• Given information

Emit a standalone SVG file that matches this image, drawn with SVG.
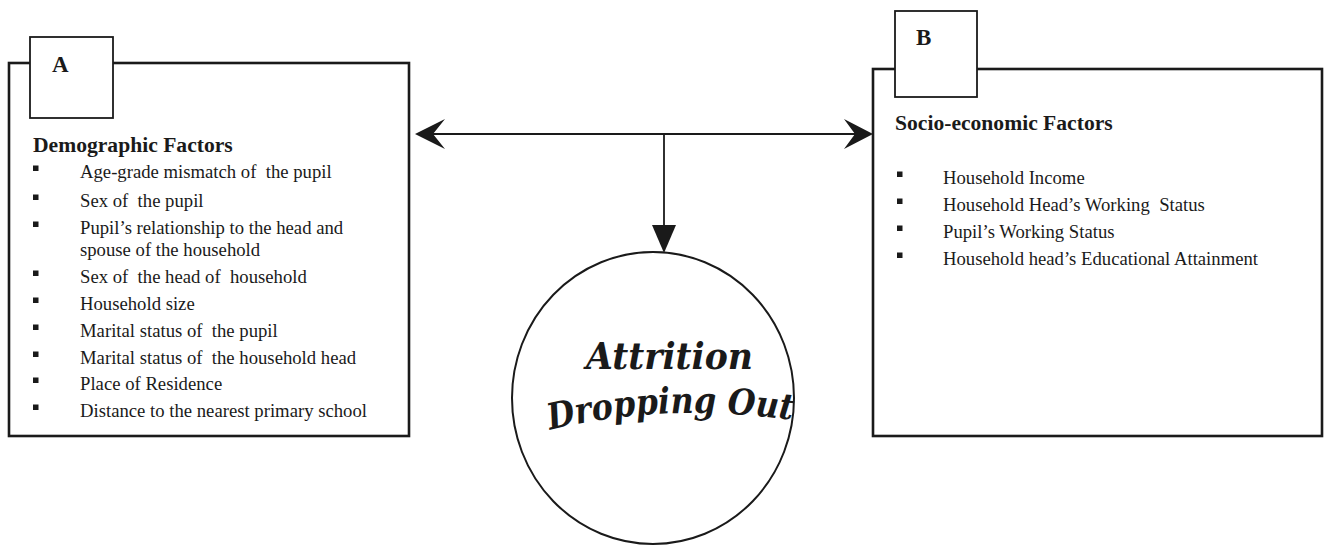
<svg xmlns="http://www.w3.org/2000/svg" width="1327" height="546" viewBox="0 0 1327 546">
<style>
.frame{fill:none;stroke:#1a1a1a;stroke-width:2.6}
.tab{fill:#fff;stroke:#1a1a1a;stroke-width:1.8}
.lbl{font-family:"Liberation Serif","Times New Roman",serif;font-weight:bold;font-size:23px;fill:#1a1a1a}
.hd{font-family:"Liberation Serif","Times New Roman",serif;font-weight:bold;font-size:21.6px;fill:#1a1a1a}
.it{font-family:"Liberation Serif","Times New Roman",serif;font-size:18.7px;fill:#1a1a1a;white-space:pre}
.bul{fill:#1a1a1a}
.ln{fill:none;stroke:#1a1a1a;stroke-width:1.8}
.ah{fill:#1a1a1a}
.big{font-family:"DejaVu Serif",serif;font-weight:bold;font-style:italic;fill:#1a1a1a}
</style>
<defs>
<rect id="b" width="5.5" height="5.5"/>
</defs>
<g id="nodeA">
<rect class="frame" x="9" y="63" width="400" height="373"/>
<rect class="tab" x="30" y="37" width="83" height="81"/>
<text class="lbl" x="52" y="72">A</text>
<text class="hd" x="33" y="152">Demographic Factors</text>
<g class="bul">
<use href="#b" x="33" y="165.5"/>
<use href="#b" x="33" y="194.5"/>
<use href="#b" x="33" y="221.5"/>
<use href="#b" x="33" y="270.5"/>
<use href="#b" x="33" y="297.5"/>
<use href="#b" x="33" y="324.5"/>
<use href="#b" x="33" y="351.5"/>
<use href="#b" x="33" y="377.5"/>
<use href="#b" x="33" y="404.5"/>
</g>
<text class="it" x="80" y="178" xml:space="preserve">Age-grade mismatch of  the pupil</text>
<text class="it" x="80" y="207" xml:space="preserve">Sex of  the pupil</text>
<text class="it" x="80" y="234">Pupil’s relationship to the head and</text>
<text class="it" x="80" y="256">spouse of the household</text>
<text class="it" x="80" y="283" xml:space="preserve">Sex of  the head of  household</text>
<text class="it" x="80" y="310">Household size</text>
<text class="it" x="80" y="337" xml:space="preserve">Marital status of  the pupil</text>
<text class="it" x="80" y="364" xml:space="preserve">Marital status of  the household head</text>
<text class="it" x="80" y="390">Place of Residence</text>
<text class="it" x="80" y="417">Distance to the nearest primary school</text>
</g>
<g id="nodeB">
<rect class="frame" x="873" y="69" width="449" height="367"/>
<rect class="tab" x="895" y="11" width="82" height="86"/>
<text class="lbl" x="916" y="45">B</text>
<text class="hd" x="895" y="130">Socio-economic Factors</text>
<g class="bul">
<use href="#b" x="897" y="171.5"/>
<use href="#b" x="897" y="198.5"/>
<use href="#b" x="897" y="225.5"/>
<use href="#b" x="897" y="252.5"/>
</g>
<text class="it" x="943" y="184">Household Income</text>
<text class="it" x="943" y="211" xml:space="preserve">Household Head’s Working  Status</text>
<text class="it" x="943" y="238">Pupil’s Working Status</text>
<text class="it" x="943" y="265">Household head’s Educational Attainment</text>
</g>
<g id="nodeC">
<ellipse cx="653" cy="398" rx="141" ry="146" fill="#fff" stroke="#1a1a1a" stroke-width="2"/>
<text class="big" x="586" y="369" font-size="37" textLength="167" lengthAdjust="spacingAndGlyphs">Attrition</text>
<path id="arc" d="M550,430 Q662,402 792,420" fill="none"/>
<text class="big" font-size="36"><textPath href="#arc" textLength="244" lengthAdjust="spacingAndGlyphs">Dropping Out</textPath></text>
</g>
<g id="connectors">
<line class="ln" x1="430" y1="134" x2="858" y2="134"/>
<line class="ln" x1="664" y1="134" x2="664" y2="228"/>
<polygon class="ah" points="415,134 445,119 433,134 445,149"/>
<polygon class="ah" points="873,134 844,119 855,134 844,149"/>
<polygon class="ah" points="652,225 676,225 664,253"/>
</g>
</svg>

• Set problem
The material above holds pictures; copy everything else in it exactly.

• The output
Emit a standalone SVG file that matches this image, drawn with SVG.
<svg xmlns="http://www.w3.org/2000/svg" width="1327" height="546" viewBox="0 0 1327 546">
<style>
.frame{fill:none;stroke:#1a1a1a;stroke-width:2.6}
.tab{fill:#fff;stroke:#1a1a1a;stroke-width:1.8}
.lbl{font-family:"Liberation Serif","Times New Roman",serif;font-weight:bold;font-size:23px;fill:#1a1a1a}
.hd{font-family:"Liberation Serif","Times New Roman",serif;font-weight:bold;font-size:21.6px;fill:#1a1a1a}
.it{font-family:"Liberation Serif","Times New Roman",serif;font-size:18.7px;fill:#1a1a1a;white-space:pre}
.bul{fill:#1a1a1a}
.ln{fill:none;stroke:#1a1a1a;stroke-width:1.8}
.ah{fill:#1a1a1a}
.big{font-family:"DejaVu Serif",serif;font-weight:bold;font-style:italic;fill:#1a1a1a}
</style>
<defs>
<rect id="b" width="5.5" height="5.5"/>
</defs>
<g id="nodeA">
<rect class="frame" x="9" y="63" width="400" height="373"/>
<rect class="tab" x="30" y="37" width="83" height="81"/>
<text class="lbl" x="52" y="72">A</text>
<text class="hd" x="33" y="152">Demographic Factors</text>
<g class="bul">
<use href="#b" x="33" y="165.5"/>
<use href="#b" x="33" y="194.5"/>
<use href="#b" x="33" y="221.5"/>
<use href="#b" x="33" y="270.5"/>
<use href="#b" x="33" y="297.5"/>
<use href="#b" x="33" y="324.5"/>
<use href="#b" x="33" y="351.5"/>
<use href="#b" x="33" y="377.5"/>
<use href="#b" x="33" y="404.5"/>
</g>
<text class="it" x="80" y="178" xml:space="preserve">Age-grade mismatch of  the pupil</text>
<text class="it" x="80" y="207" xml:space="preserve">Sex of  the pupil</text>
<text class="it" x="80" y="234">Pupil’s relationship to the head and</text>
<text class="it" x="80" y="256">spouse of the household</text>
<text class="it" x="80" y="283" xml:space="preserve">Sex of  the head of  household</text>
<text class="it" x="80" y="310">Household size</text>
<text class="it" x="80" y="337" xml:space="preserve">Marital status of  the pupil</text>
<text class="it" x="80" y="364" xml:space="preserve">Marital status of  the household head</text>
<text class="it" x="80" y="390">Place of Residence</text>
<text class="it" x="80" y="417">Distance to the nearest primary school</text>
</g>
<g id="nodeB">
<rect class="frame" x="873" y="69" width="449" height="367"/>
<rect class="tab" x="895" y="11" width="82" height="86"/>
<text class="lbl" x="916" y="45">B</text>
<text class="hd" x="895" y="130">Socio-economic Factors</text>
<g class="bul">
<use href="#b" x="897" y="171.5"/>
<use href="#b" x="897" y="198.5"/>
<use href="#b" x="897" y="225.5"/>
<use href="#b" x="897" y="252.5"/>
</g>
<text class="it" x="943" y="184">Household Income</text>
<text class="it" x="943" y="211" xml:space="preserve">Household Head’s Working  Status</text>
<text class="it" x="943" y="238">Pupil’s Working Status</text>
<text class="it" x="943" y="265">Household head’s Educational Attainment</text>
</g>
<g id="nodeC">
<ellipse cx="653" cy="398" rx="141" ry="146" fill="#fff" stroke="#1a1a1a" stroke-width="2"/>
<text class="big" x="586" y="369" font-size="37" textLength="167" lengthAdjust="spacingAndGlyphs">Attrition</text>
<path id="arc" d="M550,430 Q662,402 792,420" fill="none"/>
<text class="big" font-size="36"><textPath href="#arc" textLength="244" lengthAdjust="spacingAndGlyphs">Dropping Out</textPath></text>
</g>
<g id="connectors">
<line class="ln" x1="430" y1="134" x2="858" y2="134"/>
<line class="ln" x1="664" y1="134" x2="664" y2="228"/>
<polygon class="ah" points="415,134 445,119 433,134 445,149"/>
<polygon class="ah" points="873,134 844,119 855,134 844,149"/>
<polygon class="ah" points="652,225 676,225 664,253"/>
</g>
</svg>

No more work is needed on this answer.